4 thoughts on “I Got My Bindle Packed

  1. I only just now saw this picture the Baron put up. It brought back memories of stories I’d heard about the hard times during the Depression – obviously this is from that era.

    A friend’s grandfather had spent time as a “hobo” – back when that didn’t signify the mentally ill or other misfits. Just fellows who’d dropped through the cracks during the Great Depression, when the unemployment rate was 25% – more in some places, and always higher among blacks.

    Those were hard, hard times. While using the Calvert School curriculum for homeschooling, our son was given a journal from the Depression for an analysis and eventual book report. The book had been written during the cross-country journeys of a homeless, jobless young man. The lack of food on the road, the lack of it in the towns they went through, was hard for the future Baron to grasp. At times the story made him mad as he struggled to understand what real hopelessness involved.

    Why couldn’t that fellow ask_______for help? Fill in the blank: church, neighbors, family, etc. They didn’t *have* anything to give?? Not possible.

    Remember that when the he read the book, our family was officially below an arbitrary “poverty line” (during the Baron’s landscape painting days). I didn’t tell the fB that WE were poor since it would have clouded the issue even more, given his own experience as a poor person who had no idea he was poor.

    The Baron’s ability to take him on a few days’ camping adventure (a disguised painting trip) for only the cost of gas (the food they’d have eaten at home anyway) gave him the memory of great vacations; my ability to find excellent used clothing at the thrift shop of a ritzy church in town provided him with a good wardrobe – not that he’d have noticed, but he had somehow internalized poverty to mean patched clothes and no shoes or coat. He wore Land’s End & LL Bean clothing, though labels meant nothing to him at that age. They still don’t.

    I showed the fB many pictures like the one above, and as I read that hobo’s journal, I finally *realized* how desperate those days must have been. No wonder my friend’s grandfather looked so very old compared to other kids’ grandpops…

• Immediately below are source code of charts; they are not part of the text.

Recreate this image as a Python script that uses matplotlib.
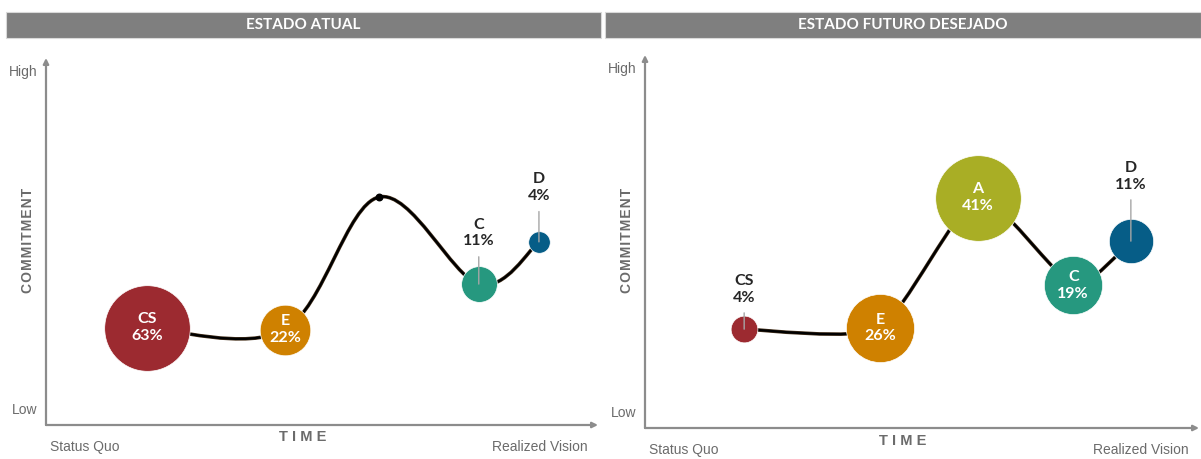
import matplotlib
matplotlib.use("Agg")
import matplotlib.pyplot as plt
from matplotlib import font_manager
from matplotlib.patches import Rectangle, PathPatch
from matplotlib.path import Path
import numpy as np

# === DATA ===
stages = ["CS", "E", "A", "C", "D"]
colors = ["#9c2a30", "#cf8100", "#a9ae25", "#26987f", "#065d87"]

# current state (A has no share, only a point on the curve)
cur_time = [18.3, 43.3, 60.3, 78.4, 89.3]
cur_commit = [26.5, 26.0, 62.1, 38.4, 49.9]
cur_share = [63, 22, 0, 11, 4]

# desired future state
fut_time = [17.9, 42.4, 60.1, 77.3, 87.7]
fut_commit = [26.5, 26.8, 61.7, 38.3, 50.1]
fut_share = [4, 26, 41, 19, 11]

titles = ["ESTADO ATUAL", "ESTADO FUTURO DESEJADO"]

# how far (px) outside labels sit above their bubble
cur_lab_off = [0, 0, 0, 51, 54]
fut_lab_off = [40, 0, 0, 0, 65]

# === FONTS ===
names = {f.name for f in font_manager.fontManager.ttflist}
narrow = "Liberation Sans Narrow" if "Liberation Sans Narrow" in names else "Liberation Sans"
narrow_size = 12 if narrow == "Liberation Sans Narrow" else 10
label_font = "Lato" if "Lato" in names else "DejaVu Sans"

gray_txt = "#6b6b6b"
axis_col = "#8c8c8c"


def smooth_path(xs, ys, tension):
    # catmull-rom style bezier through the points
    pts = np.column_stack([xs, ys])
    ext = np.vstack([pts[0], pts, pts[-1]])
    verts = [pts[0]]
    codes = [Path.MOVETO]
    for i in range(len(pts) - 1):
        p0, p1, p2, p3 = ext[i], ext[i + 1], ext[i + 2], ext[i + 3]
        c1 = p1 + (p2 - p0) / 6 * tension
        c2 = p2 - (p3 - p1) / 6 * tension
        verts += [c1, c2, p2]
        codes += [Path.CURVE4] * 3
    return Path(verts, codes)


def draw_panel(ax, t, c, share, lab_off, tension):
    ax.set_xlim(0, 100)
    ax.set_ylim(0, 100)
    ax.axis("off")

    # axes with arrows
    ax.annotate("", xy=(0, 1), xytext=(0, 0), xycoords="axes fraction",
                arrowprops=dict(arrowstyle="-|>", color=axis_col, lw=1.6,
                                mutation_scale=8, shrinkA=0, shrinkB=0))
    ax.annotate("", xy=(1, 0), xytext=(0, 0), xycoords="axes fraction",
                arrowprops=dict(arrowstyle="-|>", color=axis_col, lw=1.6,
                                mutation_scale=8, shrinkA=0, shrinkB=0))

    # curve
    ax.add_patch(PathPatch(smooth_path(t, c, tension), fill=False,
                           edgecolor="#4a3520", lw=2.6, zorder=2))
    ax.add_patch(PathPatch(smooth_path(t, c, tension), fill=False,
                           edgecolor="black", lw=1.7, zorder=2))

    # bubbles, area proportional to share
    smax = max(share)
    sizes = [3800 * s / smax for s in share]
    for x, y, s, v, col, name, off in zip(t, c, sizes, share, colors, stages, lab_off):
        if v == 0:
            ax.scatter([x], [y], s=22, color="black", zorder=3)
            continue
        ax.scatter([x], [y], s=s, color=col, edgecolors="white",
                   linewidths=0.5, zorder=3)
        txt = f"{name}\n{v}%"
        if off == 0:
            ax.text(x, y, txt, color="white", ha="center", va="center",
                    fontsize=11.5, fontweight="bold", family=label_font,
                    linespacing=1.25, zorder=4)
        else:
            ax.annotate(txt, xy=(x, y), xytext=(0, off * 0.72),
                        textcoords="offset points", ha="center", va="center",
                        fontsize=11.5, fontweight="bold", family=label_font,
                        color="#262626", linespacing=1.25, zorder=4,
                        arrowprops=dict(arrowstyle="-", color="#a6a6a6",
                                        lw=1.0, shrinkA=4, shrinkB=0))

    # axis texts
    ax.text(-0.016, 0.963, "High", transform=ax.transAxes, ha="right",
            va="center", fontsize=narrow_size, family=narrow, color=gray_txt)
    ax.text(-0.016, 0.04, "Low", transform=ax.transAxes, ha="right",
            va="center", fontsize=narrow_size, family=narrow, color=gray_txt)
    ax.text(0.07, -0.06, "Status Quo", transform=ax.transAxes, ha="center",
            va="center", fontsize=narrow_size, family=narrow, color=gray_txt)
    ax.text(0.895, -0.06, "Realized Vision", transform=ax.transAxes,
            ha="center", va="center", fontsize=narrow_size, family=narrow,
            color=gray_txt)
    ax.text(0.465, -0.034, "T I M E", transform=ax.transAxes, ha="center",
            va="center", fontsize=10.5, fontweight="bold",
            family="Liberation Sans", color=gray_txt)
    ax.text(-0.032, 0.504, "C O M M I T M E N T".replace(" ", "\u200a"),
            transform=ax.transAxes, rotation=90, ha="center", va="center",
            fontsize=10, fontweight="bold",
            family=["Liberation Sans", "DejaVu Sans"], color=gray_txt)


fig = plt.figure(figsize=(12.01, 4.59), dpi=100)

ax1 = fig.add_axes([46 / 1201, 34 / 459, 552 / 1201, 367 / 459])
ax2 = fig.add_axes([645 / 1201, 31 / 459, 554 / 1201, 373 / 459])

draw_panel(ax1, cur_time, cur_commit, cur_share, cur_lab_off, 1.0)
draw_panel(ax2, fut_time, fut_commit, fut_share, fut_lab_off, 0.6)

# header bars
bars = [(6, 601), (605, 1201)]
for (x0, x1), title in zip(bars, titles):
    fig.add_artist(Rectangle((x0 / 1201, 421 / 459), (x1 - x0) / 1201, 26 / 459,
                             transform=fig.transFigure, facecolor="#7f7f7f",
                             edgecolor="#d9d9d9", lw=0.8))
    fig.text((x0 + x1) / 2 / 1201, 434 / 459, title, ha="center", va="center",
             color="white", fontsize=11, fontweight="bold", family=label_font)

fig.savefig("out.png", dpi=100)
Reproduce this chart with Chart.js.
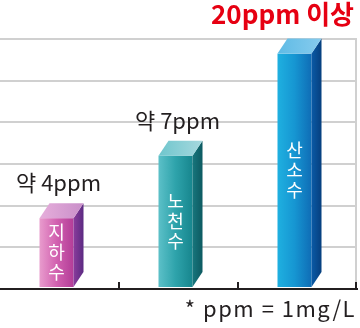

    I’ve often wondered if America’s entry into WWII was partly due to our dire economy. FDR’s statist approach didn’t improve things at all. Nothing like munitions factories to get the country moving again.

  2. The Depression hit pretty hard here too. I remember reading a story written by a ‘down and outer’ or ‘swaggie’ as some were called. The government demanded that unemployed men should seek work which invariably caused them to hit the road in those towns that had no work on the promise of some ‘dole’ money that was handed out once in every while, they had to keep moving from town to town to show they were seeking work where there was no actual work to be had in most of them.

    But at least the miserly ‘dole’ money kept them and their families they left behind alive. Many ‘down and outers’ would end up on the freight and water trains to Broken Hill, a remote mining town in western New South Wales, just to show the authorities that they were actually moving around. Of course they had no money for a fare so ‘hitched’ a ride when the guard wasn’t looking and hid under the tarpaulins of the four wheel wagons that were then in wide use.

    On arrival and after reporting in to the authorities to record their arrival, they would then head out to a place called ‘Chateau de tar drum’ which was basically a squatters camp full of cut up empty tar drums turned into ‘salubrious accommodation’ as some described it.

    Can you imagine living in a tar drum?

    The police would often raid the Chateau whenever the crime rate began to creep up in town and send the occupants on their way, and so it would be back on the next freight train to the nearest town.

    Must have been a tough life!

    • Yeah, in a hard rain a tar drum probably beats a cardboard appliance box. But the smell…my friend’s grandfather was a pleasant man but deeply sad, even I could tell that.